Gov. Neil Abercrombie apologized on Monday for casting doubt on a letter from U.S. Sen. Daniel Inouye that urged the governor to name U.S. Rep. Colleen Hanabusa as his successor.
Abercrombie told the Los Angeles Times in an interview last week that whether the letter “could be construed as Sen. Inouye’s dying wish — let me put it this way — is problematic.”
The governor did not dispute that the letter, hand-delivered by retired banker Walter Dods and retired attorney Jeffrey Watanabe in the hour before Inouye died in December 2012, reflected the senator’s preference for Hanabusa. The governor also did not provide any evidence that the letter was not authentic.
But Abercrombie’s comments resurrected speculation, spread by some of the governor’s political allies, that the letter was contrived to pressure the governor to choose Hanabusa. Abercrombie instead appointed Brian Schatz — his lieutenant governor at the time — to replace Inouye.

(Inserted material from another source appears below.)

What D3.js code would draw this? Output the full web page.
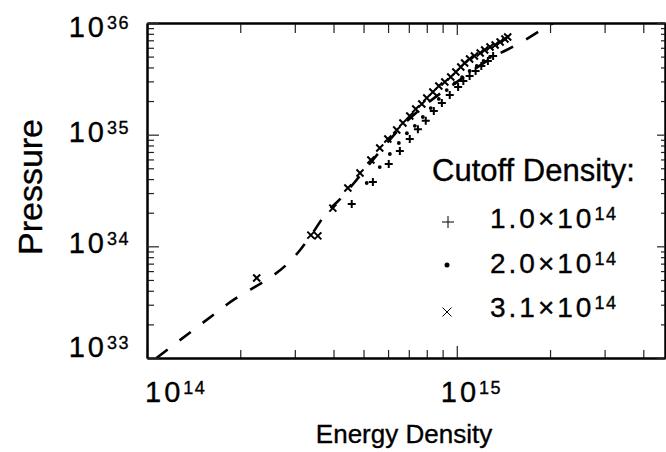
<!DOCTYPE html>
<html>
<head>
<meta charset="utf-8">
<script src="https://cdn.jsdelivr.net/npm/d3@7"></script>
<style>
  body { margin: 0; background: #fff; }
  svg { display: block; font-family: "Liberation Sans", Arial, sans-serif; }
  svg text { fill: #000; stroke: #000; stroke-width: 0.35; }
  .axis path { stroke: #000; stroke-width: 2; fill: none; }
  .axis line { stroke: #222; stroke-width: 1.2; }
</style>
</head>
<body>
<svg id="chart" width="666" height="452"></svg>
<script>
// full equation of state (dashed line)
const curveE = [1.073e14, 1.82e14, 3.12e14, 3.41e14, 3.75e14, 4.29e14, 4.98e14, 5.77e14, 6.80e14, 8.06e14, 1.01e15, 1.31e15, 1.60e15, 1.92e15, 2.23e15];
const curveP = [1.0e33, 3.04e33, 9.27e33, 1.29e34, 1.91e34, 2.82e34, 4.63e34, 7.60e34, 1.27e35, 1.92e35, 3.02e35, 4.96e35, 6.62e35, 9.02e35, 1.13e36];

// cutoff density 1.0e14 (+)
const plusE = [4.58e14, 5.36e14, 6.03e14, 6.55e14, 7.05e14, 7.49e14, 7.94e14, 8.43e14, 8.95e14, 9.49e14, 1.01e15, 1.05e15, 1.10e15, 1.15e15, 1.20e15, 1.26e15, 1.31e15];
const plusP = [2.39e34, 3.77e34, 5.46e34, 7.14e34, 9.15e34, 1.12e35, 1.33e35, 1.63e35, 1.92e35, 2.27e35, 2.67e35, 3.02e35, 3.35e35, 3.72e35, 4.12e35, 4.57e35, 5.06e35];

// cutoff density 2.0e14 (dots)
const dotE = [5.12e14, 5.64e14, 6.08e14, 6.50e14, 6.90e14, 7.32e14, 7.77e14, 8.24e14, 8.75e14, 9.28e14, 9.85e14, 1.04e15, 1.10e15, 1.16e15, 1.22e15, 1.28e15];
const dotP = [3.69e34, 5.13e34, 6.71e34, 8.42e34, 1.03e35, 1.20e35, 1.44e35, 1.73e35, 2.09e35, 2.51e35, 2.90e35, 3.28e35, 3.72e35, 4.12e35, 4.57e35, 4.96e35];

// cutoff density 3.1e14 (x)
const crossE = [2.26e14, 3.38e14, 3.56e14, 3.98e14, 4.45e14, 4.87e14, 5.28e14, 5.64e14, 5.99e14, 6.40e14, 6.70e14, 7.05e14, 7.37e14, 7.71e14, 8.00e14, 8.37e14, 8.75e14, 9.15e14, 9.56e14, 9.93e14, 1.03e15, 1.06e15, 1.10e15, 1.14e15, 1.19e15, 1.23e15, 1.28e15, 1.33e15, 1.38e15, 1.43e15, 1.46e15];
const crossP = [5.21e33, 1.26e34, 1.24e34, 2.20e34, 3.33e34, 4.54e34, 5.93e34, 7.60e34, 9.15e34, 1.10e35, 1.27e35, 1.47e35, 1.70e35, 1.88e35, 2.13e35, 2.41e35, 2.73e35, 2.96e35, 3.28e35, 3.64e35, 4.04e35, 4.38e35, 4.76e35, 5.06e35, 5.39e35, 5.73e35, 6.10e35, 6.35e35, 6.76e35, 7.19e35, 7.49e35];

const xMajor = [1e14, 1e15];
const yMajor = [1e33, 1e34, 1e35, 1e36];
const legendMantissa = ['1.0', '2.0', '3.1'];
const legendExp = '14';

const box = { left: 147, top: 23, right: 665, bottom: 358 };
const svg = d3.select('#chart');

const x = d3.scaleLog().domain([1e14, 4.7e15]).range([box.left, box.right]);
const y = d3.scaleLog().domain([1e33, 1e36]).range([box.bottom, box.top]);

const isDecade = v => Math.abs(Math.log10(v) - Math.round(Math.log10(v))) < 1e-6;
const xMinor = x.ticks().filter(v => !isDecade(v));
const yMinor = y.ticks().filter(v => !isDecade(v));

function axis(fn, scale, tr, values, size) {
  svg.append('g').attr('class', 'axis').attr('transform', tr)
    .call(fn(scale).tickValues(values).tickSize(size).tickSizeOuter(0).tickFormat(''));
}
axis(d3.axisBottom, x, `translate(0,${box.bottom})`, xMinor, -8);
axis(d3.axisBottom, x, `translate(0,${box.bottom})`, xMajor, -12);
axis(d3.axisTop, x, `translate(0,${box.top})`, xMinor, -10);
axis(d3.axisTop, x, `translate(0,${box.top})`, xMajor, -12);
axis(d3.axisLeft, y, `translate(${box.left},0)`, yMinor, -7);
axis(d3.axisLeft, y, `translate(${box.left},0)`, yMajor, -12);
axis(d3.axisRight, y, `translate(${box.right},0)`, yMinor, -4);
axis(d3.axisRight, y, `translate(${box.right},0)`, yMajor, -8);

// power-of-ten tick labels
function powLabel(sel) {
  sel.each(function(d) {
    const t = d3.select(this);
    t.append('tspan').text('10');
    t.append('tspan').attr('dy', -8).style('font-size', '18px').style('letter-spacing', '1.5px')
      .text(Math.round(Math.log10(d)));
  });
}
svg.selectAll('.xlab').data(xMajor).join('text').attr('class', 'xlab')
  .attr('x', d => Math.max(x(d) - 16, 145)).attr('y', 402)
  .style('font-size', '29px').style('letter-spacing', '3px')
  .call(powLabel);
svg.selectAll('.ylab').data(yMajor).join('text').attr('class', 'ylab')
  .attr('x', 130).attr('y', d => Math.min(Math.max(y(d) + 7, 37), 357))
  .attr('text-anchor', 'end')
  .style('font-size', '29px').style('letter-spacing', '3px')
  .call(powLabel);

svg.append('text').attr('x', 404).attr('y', 443).attr('text-anchor', 'middle')
  .style('font-size', '26px').text('Energy Density');
svg.append('text').attr('transform', 'translate(42,187) rotate(-90)').attr('text-anchor', 'middle')
  .style('font-size', '34px').text('Pressure');

// plot contents
svg.append('clipPath').attr('id', 'clip').append('rect')
  .attr('x', box.left).attr('y', box.top)
  .attr('width', box.right - box.left).attr('height', box.bottom - box.top);
const plot = svg.append('g').attr('clip-path', 'url(#clip)');

const curve = curveE.map((e, i) => [e, curveP[i]]);
plot.append('path').datum(curve)
  .attr('fill', 'none').attr('stroke', '#000').attr('stroke-width', 2.6)
  .attr('stroke-dasharray', '14,15')
  .attr('d', d3.line().x(d => x(d[0])).y(d => y(d[1])).curve(d3.curveMonotoneX));

const plusPath = 'M-4,0H4M0,-4V4';
const crossPath = 'M-3.5,-3.5L3.5,3.5M-3.5,3.5L3.5,-3.5';

plot.selectAll('.plus').data(plusE.map((e, i) => [e, plusP[i]])).join('path').attr('class', 'plus')
  .attr('transform', d => `translate(${x(d[0])},${y(d[1])})`)
  .attr('d', plusPath).attr('stroke', '#000').attr('stroke-width', 2);
plot.selectAll('.dot').data(dotE.map((e, i) => [e, dotP[i]])).join('circle').attr('class', 'dot')
  .attr('cx', d => x(d[0])).attr('cy', d => y(d[1])).attr('r', 1.9).attr('fill', '#000');
plot.selectAll('.cross').data(crossE.map((e, i) => [e, crossP[i]])).join('path').attr('class', 'cross')
  .attr('transform', d => `translate(${x(d[0])},${y(d[1])})`)
  .attr('d', crossPath).attr('stroke', '#000').attr('stroke-width', 2);

// legend
const legend = svg.append('g');
legend.append('text').attr('x', 432).attr('y', 181).style('font-size', '31px').text('Cutoff Density:');
const rows = legend.selectAll('.row').data(legendMantissa).join('g').attr('class', 'row')
  .attr('transform', (d, i) => `translate(0,${i * 44.5})`);
rows.append('text').attr('x', 490).attr('y', 228)
  .style('font-size', '28px').style('letter-spacing', '3px')
  .each(function(d) {
    const t = d3.select(this);
    t.append('tspan').text(d + '\u00D710');
    t.append('tspan').attr('dy', -8).style('font-size', '18px').style('letter-spacing', '1.5px').text(legendExp);
  });
legend.append('path').attr('transform', 'translate(448,222)').attr('d', 'M-6,0H6M0,-6V6')
  .attr('stroke', '#000').attr('stroke-width', 1);
legend.append('circle').attr('cx', 447).attr('cy', 265).attr('r', 2.5).attr('fill', '#000');
legend.append('path').attr('transform', 'translate(447,312)').attr('d', 'M-4.5,-4.5L4.5,4.5M-4.5,4.5L4.5,-4.5')
  .attr('stroke', '#000').attr('stroke-width', 1);
</script>
</body>
</html>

Schatz and Hanabusa are locked in a close Democratic primary to fill out the remainder of Inouye’s six-year term.
Irene Hirano Inouye, Inouye’s widow, said Monday that Abercrombie’s comments were “hurtful” and “disrespectful.”
“I apologize to the late Sen. Inouye, his wife Irene, his family, friends, and former staff for the comments I made concerning the letter,” Abercrombie said in a statement. “I regret that my comments were interpreted as hurtful and disrespectful to them. That was certainly not my intent. Sen. Inouye was, without a doubt, one of the finest leaders in Hawaii’s history, and a mentor to me.
“Selection of Sen. Inouye’s successor was one of the most difficult decisions of my political career. I had three worthy nominees from the Democratic Party to select from. In my discussions with Sen. Inouye, it was clear that he preferred Colleen Hanabusa. In the end, however, he told me, as governor, you have to make the decision you think is best for the people of Hawaii.”